The problem with this is similar to the problem with not modelling uncertainty about discount rates discussed by Weitzman. If you project forward 100 years, scenarios with high discount rates drop out of your calculation, while the low discount rates scenarios dominate at that point. Likewise, the longtermist value of the long term future is all about the plausible scenarios where hazard rates give a limited cumulative x-risk probability over future history.
It’s not required that it *will* do so, merely that it may plausibly go low enough that the total fraction of the future lost to such hazard rates doesn’t become overwhelmingly high.
The passage you quoted was just an example, I don’t actually think we should use exponential discounting. The thesis of the essay can still be true when using a declining hazard rate.
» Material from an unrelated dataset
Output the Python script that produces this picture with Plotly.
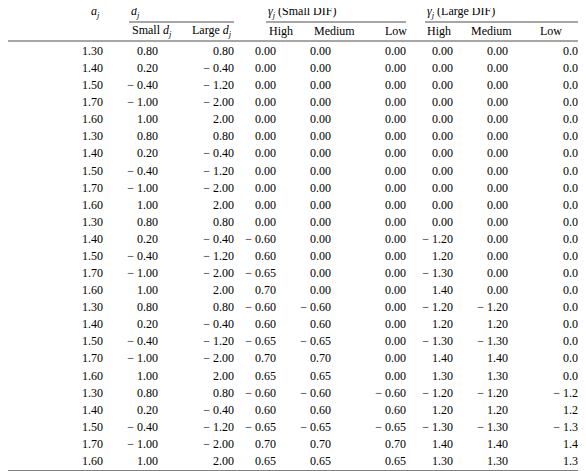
import plotly.graph_objects as go

items = list(range(1, 26))
a_j = [1.30, 1.40, 1.50, 1.70, 1.60] * 5
d_small = [0.80, 0.20, -0.40, -1.00, 1.00] * 5
d_large = [0.80, -0.40, -1.20, -2.00, 2.00] * 5
g_small_high = [0]*11 + [-0.60, 0.60, -0.65, 0.70, -0.60, 0.60, -0.65, 0.70, 0.65, -0.60, 0.60, -0.65, 0.70, 0.65]
g_small_med = [0]*15 + [-0.60, 0.60, -0.65, 0.70, 0.65, -0.60, 0.60, -0.65, 0.70, 0.65]
g_small_low = [0]*20 + [-0.60, 0.60, -0.65, 0.70, 0.65]
g_large_high = [0]*11 + [-1.20, 1.20, -1.30, 1.40, -1.20, 1.20, -1.30, 1.40, 1.30, -1.20, 1.20, -1.30, 1.40, 1.30]
g_large_med = [0]*15 + [-1.20, 1.20, -1.30, 1.40, 1.30, -1.20, 1.20, -1.30, 1.40, 1.30]
g_large_low = [0]*20 + [-1.20, 1.20, -1.30, 1.40, 1.30]

W, H = 586, 471
OX, OY = 8, 7
FONT = dict(family="Liberation Serif, Times New Roman, serif", size=12, color="black")
row_y0, row_dy = 51, 17.08
ys = [row_y0 + i*row_dy for i in range(len(items))]

def fmt(v):
    s = f"{abs(v):.2f}"
    return ("\u2212 " + s) if v < 0 else s

fig = go.Figure()
fig.add_trace(go.Scatter(x=[2]*len(items), y=ys, mode="text", text=[str(i) for i in items],
                         textposition="middle right", textfont=FONT, hoverinfo="skip", cliponaxis=False))
cols = [(a_j, 103), (d_small, 158), (d_large, 234), (g_small_high, 276), (g_small_med, 331),
        (g_small_low, 406), (g_large_high, 453), (g_large_med, 508), (g_large_low, 584)]
for vals, xr in cols:
    fig.add_trace(go.Scatter(x=[xr]*len(vals), y=ys, mode="text", text=[fmt(v) for v in vals],
                             textposition="middle left", textfont=FONT, hoverinfo="skip", cliponaxis=False))

headers = [("Item number", 2, 11), ("<i>a<sub>j</sub></i>", 89, 11), ("<i>d<sub>j</sub></i>", 129, 11),
           ("<i>γ<sub>j</sub></i> (Small DIF)", 266, 11), ("<i>γ<sub>j</sub></i> (Large DIF)", 425, 11),
           ("Small <i>d<sub>j</sub></i>", 130, 30), ("Large <i>d<sub>j</sub></i>", 190, 30),
           ("High", 267, 30), ("Medium", 312, 30), ("Low", 383, 30),
           ("High", 425, 30), ("Medium", 469, 30), ("Low", 538, 30)]
anns = [dict(text=t, x=x, y=y, xref="x", yref="y", xanchor="left", yanchor="middle",
             showarrow=False, font=FONT) for t, x, y in headers]

shapes = []
for y, x0, x1, w in [(1, 0, W, 1), (40, 0, W, 0.7), (470, 0, W, 1),
                     (21, 129, 234, 0.7), (21, 266, 406, 0.7), (21, 425, 584, 0.7)]:
    shapes.append(dict(type="line", x0=x0, x1=x1, y0=y, y1=y, xref="x", yref="y",
                       line=dict(color="black", width=w)))

fig.update_layout(width=W, height=H, margin=dict(l=0, r=0, t=0, b=0),
                  plot_bgcolor="white", paper_bgcolor="white", showlegend=False,
                  xaxis=dict(range=[OX, W + OX], visible=False, fixedrange=True),
                  yaxis=dict(range=[H + OY, OY], visible=False, fixedrange=True),
                  annotations=anns, shapes=shapes)
fig.write_html("out.html")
If you accept Toby Ord’s numbers of a 1⁄6 x-risk this century and a 1⁄6 x-risk in all future centuries, then it’s almost certainly more cost-effective to reduce x-risk this century. But suppose we use different numbers. For example, say 10% chance this century and 90% chance in all future centuries. Also suppose short-term x-risk reduction efforts only help this century, while longtermist institutional reform helps in all future centuries. Under these conditions, it seems likely that marginal work on longtermist institutional reform is more cost-effective. (I don’t actually think these conditions are very likely to be true.)
(Aside: Any assumption of fixed <100% chance of existential catastrophe runs into the problem that now the EV of the future is infinite. As far as I know, we haven’t figured out any good way to compare infinite futures. So even though it’s intuitively plausible, we don’t know if we can actually say that an 89% chance of extinction is preferable to a 90% chance (maybe limit-discounted utilitarianism can say so). This is not to say we shouldn’t assume a <100% chance, just that if we do so, we run into some serious unsolved problems.)